Direction: Restate, exactly and without pictures, the lines from the start of the listing below through the line holding "(t8) at (222.5,890.25)".

Data section:
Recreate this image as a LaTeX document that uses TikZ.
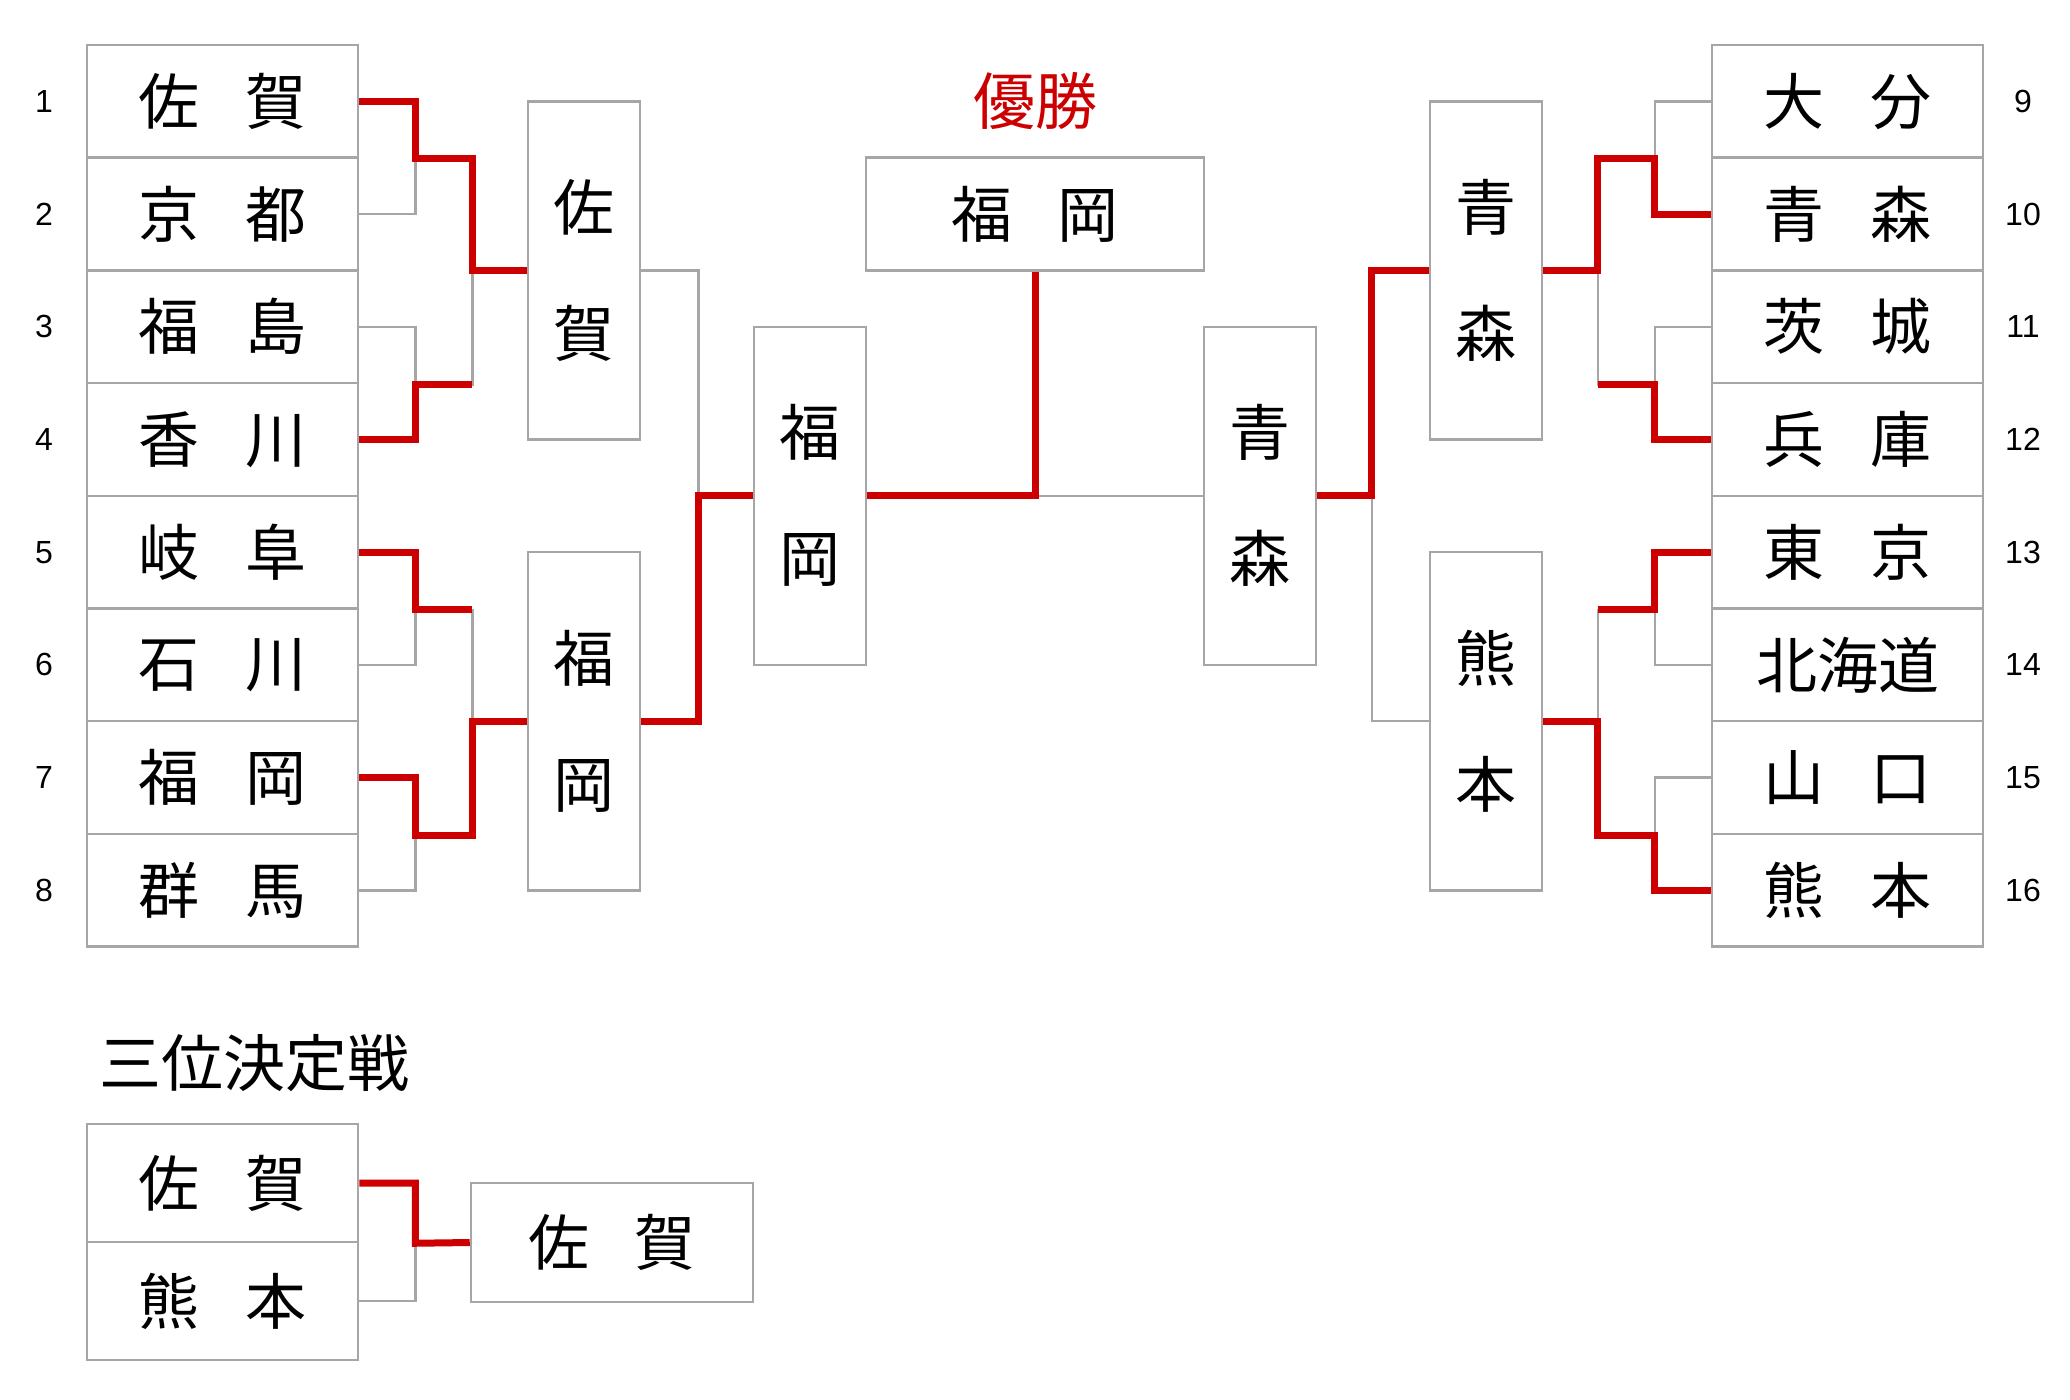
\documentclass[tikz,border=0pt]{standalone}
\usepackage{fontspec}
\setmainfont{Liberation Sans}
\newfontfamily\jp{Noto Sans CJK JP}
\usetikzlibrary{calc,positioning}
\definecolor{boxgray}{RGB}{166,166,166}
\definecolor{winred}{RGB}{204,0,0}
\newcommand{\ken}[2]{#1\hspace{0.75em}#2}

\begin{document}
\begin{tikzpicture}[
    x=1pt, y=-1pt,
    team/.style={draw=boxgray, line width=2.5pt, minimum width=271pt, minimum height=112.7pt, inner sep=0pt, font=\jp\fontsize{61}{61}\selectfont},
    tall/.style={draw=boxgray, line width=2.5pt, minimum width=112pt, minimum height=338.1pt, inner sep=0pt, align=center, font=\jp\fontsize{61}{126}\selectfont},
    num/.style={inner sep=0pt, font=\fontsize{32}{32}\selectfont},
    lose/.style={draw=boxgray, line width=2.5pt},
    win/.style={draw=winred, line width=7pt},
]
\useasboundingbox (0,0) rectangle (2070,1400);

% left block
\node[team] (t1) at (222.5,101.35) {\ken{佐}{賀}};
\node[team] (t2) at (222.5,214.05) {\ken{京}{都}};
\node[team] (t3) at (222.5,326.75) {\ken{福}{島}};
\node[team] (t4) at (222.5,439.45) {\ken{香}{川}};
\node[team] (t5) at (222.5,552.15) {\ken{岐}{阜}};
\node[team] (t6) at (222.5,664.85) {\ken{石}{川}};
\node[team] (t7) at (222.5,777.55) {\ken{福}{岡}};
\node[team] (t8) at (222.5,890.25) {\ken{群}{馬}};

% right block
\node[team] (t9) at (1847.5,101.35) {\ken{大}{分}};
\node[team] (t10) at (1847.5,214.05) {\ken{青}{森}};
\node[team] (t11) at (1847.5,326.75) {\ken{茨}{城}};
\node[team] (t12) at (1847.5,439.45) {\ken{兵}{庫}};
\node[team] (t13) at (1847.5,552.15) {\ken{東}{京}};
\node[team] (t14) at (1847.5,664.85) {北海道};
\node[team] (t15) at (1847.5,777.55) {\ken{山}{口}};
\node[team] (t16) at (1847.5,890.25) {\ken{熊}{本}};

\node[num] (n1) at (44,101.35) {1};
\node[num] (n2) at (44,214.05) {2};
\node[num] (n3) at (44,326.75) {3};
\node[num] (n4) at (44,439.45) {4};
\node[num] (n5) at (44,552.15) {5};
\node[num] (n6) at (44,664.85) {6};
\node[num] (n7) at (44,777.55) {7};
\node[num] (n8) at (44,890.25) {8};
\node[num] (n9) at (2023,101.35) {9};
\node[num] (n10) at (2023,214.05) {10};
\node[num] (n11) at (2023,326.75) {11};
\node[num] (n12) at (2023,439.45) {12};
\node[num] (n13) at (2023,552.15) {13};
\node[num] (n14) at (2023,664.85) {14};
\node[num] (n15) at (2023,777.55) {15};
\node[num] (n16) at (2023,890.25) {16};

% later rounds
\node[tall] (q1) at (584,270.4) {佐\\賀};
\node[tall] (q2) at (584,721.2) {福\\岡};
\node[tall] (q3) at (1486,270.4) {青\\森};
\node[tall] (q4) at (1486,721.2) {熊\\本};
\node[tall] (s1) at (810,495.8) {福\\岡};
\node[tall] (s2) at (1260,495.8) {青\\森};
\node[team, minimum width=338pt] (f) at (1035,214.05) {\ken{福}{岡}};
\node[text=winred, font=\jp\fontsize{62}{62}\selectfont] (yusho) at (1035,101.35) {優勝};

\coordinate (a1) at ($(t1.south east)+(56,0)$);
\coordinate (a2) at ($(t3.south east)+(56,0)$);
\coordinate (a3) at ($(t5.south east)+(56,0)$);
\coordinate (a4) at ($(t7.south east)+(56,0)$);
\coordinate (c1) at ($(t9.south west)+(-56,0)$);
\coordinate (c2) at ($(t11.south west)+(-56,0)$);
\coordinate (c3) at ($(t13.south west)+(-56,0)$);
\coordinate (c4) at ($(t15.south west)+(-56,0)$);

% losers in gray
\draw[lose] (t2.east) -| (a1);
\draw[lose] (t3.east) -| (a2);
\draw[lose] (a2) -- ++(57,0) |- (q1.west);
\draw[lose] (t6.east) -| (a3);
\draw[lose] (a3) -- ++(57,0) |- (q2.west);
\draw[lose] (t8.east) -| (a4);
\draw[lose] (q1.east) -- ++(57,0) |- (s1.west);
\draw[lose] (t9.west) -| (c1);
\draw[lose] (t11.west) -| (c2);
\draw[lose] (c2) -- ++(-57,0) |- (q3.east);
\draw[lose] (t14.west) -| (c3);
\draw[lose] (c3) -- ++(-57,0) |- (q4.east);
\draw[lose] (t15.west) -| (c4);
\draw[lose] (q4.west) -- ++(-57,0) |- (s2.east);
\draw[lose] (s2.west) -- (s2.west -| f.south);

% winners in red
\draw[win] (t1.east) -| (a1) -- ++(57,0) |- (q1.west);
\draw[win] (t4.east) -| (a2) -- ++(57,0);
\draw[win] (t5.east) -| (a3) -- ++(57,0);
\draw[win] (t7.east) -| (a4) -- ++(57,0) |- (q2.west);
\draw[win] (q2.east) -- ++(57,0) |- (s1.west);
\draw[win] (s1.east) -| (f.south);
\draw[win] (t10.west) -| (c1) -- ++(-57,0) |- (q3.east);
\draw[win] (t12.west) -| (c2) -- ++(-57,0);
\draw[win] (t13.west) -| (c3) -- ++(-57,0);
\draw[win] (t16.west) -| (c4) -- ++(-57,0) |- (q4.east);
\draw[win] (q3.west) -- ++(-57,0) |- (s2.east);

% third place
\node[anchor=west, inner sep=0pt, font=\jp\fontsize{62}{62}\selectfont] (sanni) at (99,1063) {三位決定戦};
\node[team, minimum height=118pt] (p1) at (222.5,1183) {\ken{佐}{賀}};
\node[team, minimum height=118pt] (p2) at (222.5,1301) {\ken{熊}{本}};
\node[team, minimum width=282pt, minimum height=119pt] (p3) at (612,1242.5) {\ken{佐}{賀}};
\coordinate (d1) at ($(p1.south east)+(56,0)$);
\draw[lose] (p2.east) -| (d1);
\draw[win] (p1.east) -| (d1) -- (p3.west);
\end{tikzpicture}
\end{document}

Solution for this exercise:
Recreate this image as a LaTeX document that uses TikZ.
\documentclass[tikz,border=0pt]{standalone}
\usepackage{fontspec}
\setmainfont{Liberation Sans}
\newfontfamily\jp{Noto Sans CJK JP}
\usetikzlibrary{calc,positioning}
\definecolor{boxgray}{RGB}{166,166,166}
\definecolor{winred}{RGB}{204,0,0}
\newcommand{\ken}[2]{#1\hspace{0.75em}#2}

\begin{document}
\begin{tikzpicture}[
    x=1pt, y=-1pt,
    team/.style={draw=boxgray, line width=2.5pt, minimum width=271pt, minimum height=112.7pt, inner sep=0pt, font=\jp\fontsize{61}{61}\selectfont},
    tall/.style={draw=boxgray, line width=2.5pt, minimum width=112pt, minimum height=338.1pt, inner sep=0pt, align=center, font=\jp\fontsize{61}{126}\selectfont},
    num/.style={inner sep=0pt, font=\fontsize{32}{32}\selectfont},
    lose/.style={draw=boxgray, line width=2.5pt},
    win/.style={draw=winred, line width=7pt},
]
\useasboundingbox (0,0) rectangle (2070,1400);

% left block
\node[team] (t1) at (222.5,101.35) {\ken{佐}{賀}};
\node[team] (t2) at (222.5,214.05) {\ken{京}{都}};
\node[team] (t3) at (222.5,326.75) {\ken{福}{島}};
\node[team] (t4) at (222.5,439.45) {\ken{香}{川}};
\node[team] (t5) at (222.5,552.15) {\ken{岐}{阜}};
\node[team] (t6) at (222.5,664.85) {\ken{石}{川}};
\node[team] (t7) at (222.5,777.55) {\ken{福}{岡}};
\node[team] (t8) at (222.5,890.25) {\ken{群}{馬}};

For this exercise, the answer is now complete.